Dec 12, 2013
‘The Tree of Life’: Terrence Malick Syndrome Strikes Again
Posted on May 29, 2011
I think of it as the “Hiroshima Mon Amour” scam. You juxtapose, as the Alain Resnais movie of 1959 did, some characters going about their quotidian business—in that case a love affair—with some cosmic event—in that instance the dropping of the first atomic bomb—in hopes of granting world historical significance to the story. Such films are not truly historical narratives. That is to say, the foreground figures do not in any way interact with huge and enigmatic events. The hope is that some sort of resonance between large events and minor happenings will be established.
I’ve always thought that there’s something cheesy about films of this sort. They are attempts to impose “importance” on essentially unimportant, or at least highly conventional, occurrences—never more so than in Terrence Malick’s “The Tree of Life,” winner of this year’s Palme d’Or at Cannes, and the occasion for more critical heavy-breathing than any other film in recent memory.
It opens on a family called the O’Briens, living humbly in Waco, Texas. Dad (Brad Pitt) is a talented musician working in a dead-end job. Mom (Jessica Chastain) is loving and uncritical of his behavior in relation to their sons, which veers from the angrily stern to the waywardly affectionate. They have three rather ordinary sons. In the film’s first long sequence the O’Briens are obliged to deal with the unexpected death, as a young man, of one of the boys. Once that is managed—rather distantly it seemed to me—the movie spins off into a long passage about the creation of the world.
Volcanoes erupt. Seas crash. The cosmos takes form. A couple of dinosaurs are seen in sportive play (a very bad idea that one). What all this banging about has to do with the fate of the O’Brien family, which we witness growing steadily, without relief, into mediocrity, is not explained.

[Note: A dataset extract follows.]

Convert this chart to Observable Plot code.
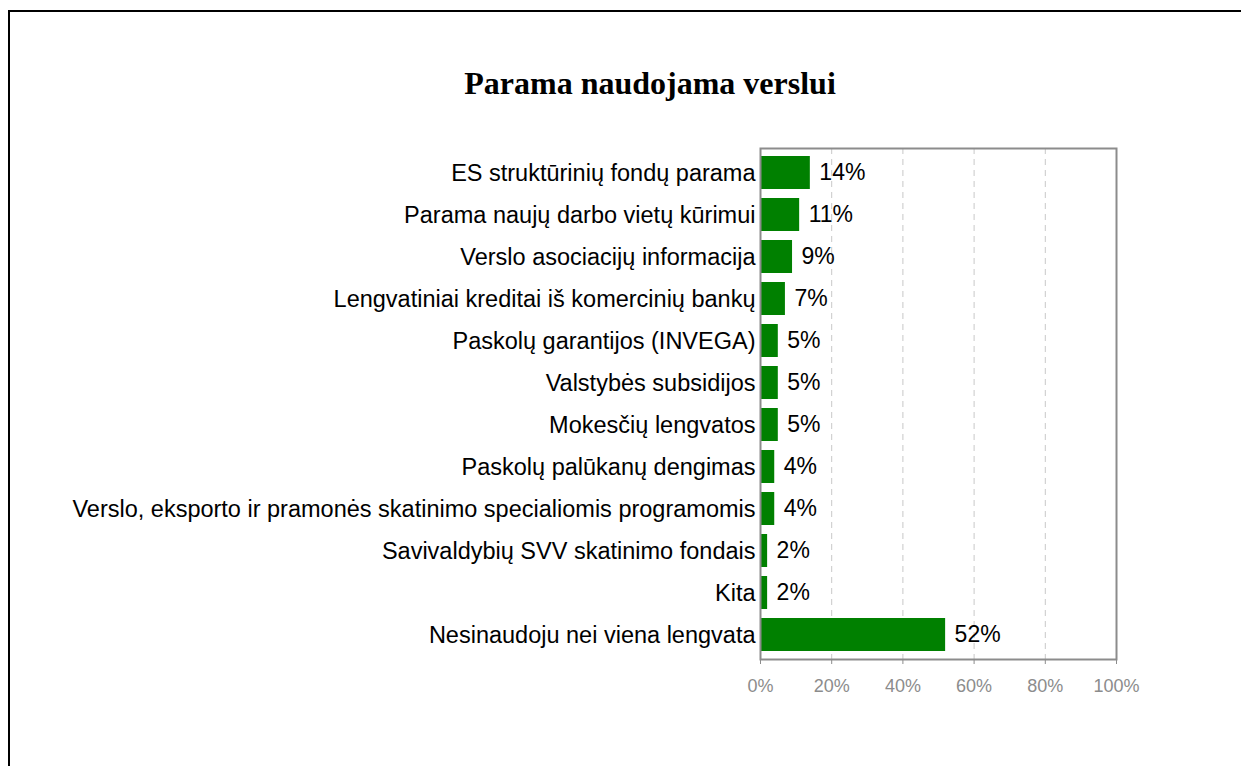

Because, of course, it cannot be explained. The formation of the universe as we know it has nothing whatsoever to do with the mild malformation of this family—except possibly as a lame pun. “Nuclear” family—“nuclear” universe. Get it? The last we see of the O’Briens, Sean Penn, one of the sons, and apparently a successful, if unhappy, architect, is leading them into an end-of-days sequence—lots of folks wandering silently on a beach, getting their feet wet as they await—I guess—some explanation of existence. Which is not forthcoming, although there is a hint that the best we can do in life is to love one another as best we can.
This will not do—either as philosophy or as the conclusion of a picture that has wasted close to two and half hours of our time with its twaddling pretenses. But it is not quite the end of our concern with it. Or to put it more concisely, with Terrence Malick. He is, of course, famously reclusive and a famously slow worker. Over the course of 38 years he has made only five movies (an average of one every seven and a half years). The supposition among critics and audiences is that anyone proceeding at so ponderous a pace must be struggling to articulate truths that are at the least sublime and at most close to unspeakable. Aside from his first movie, the bleak and darkly witty “Badlands” (about a serial killer on the run with his dopily romantic girlfriend), that has not been the case. All of his subsequent efforts have been pretty, narratively empty and emotionally unengaging. You can admire his effort to find new methods of screen story telling, but it has proved impossible to involve yourself with his films at any level.
Yet, critically, no one wants to give up on Malick. He does make beautiful images—though I think they are more self-conscious intensifications of conventional screen imagery than they are highly original—and he plays the role of the dedicated artist convincingly (it is said that he spent four years editing “The Tree of Life”). This makes it extremely difficult for critics to believe that a man so devoted to his creations, so uninterested in grosses or the trappings of fame, could actually be quite an inept filmmaker.
But such is the case. Setting aside a few reviews that simply take Malick at his word, “The Tree of Life” has been largely greeted by a sort of cautious ambivalence—its manifest ambitions acknowledged, its tediousness and pretentiousness glossed over. In effect, the critics are reviewing his earnest biography, not the work at hand. But it has to be said: There is something mulish about his sophomorism, something stupefying about his work. Movies, I believe, are an essentially worldly medium, playful and romantic, particularly in America, where, on the whole our best directors have stated whatever serious intentions they may harbor as ignorable asides. There are other ways of making movies, naturally, and there’s always a small audience available for these noble strivings—and good for them, I guess. But I’m with Preston Sturges, who gave this immortal line to Veronica Lake in “Sullivan’s Travels”: “There’s nothing like a deep-dish movie to drive you out in the open.” She was speaking, of course, to a director briefly smitten with the Terrence Malick syndrome.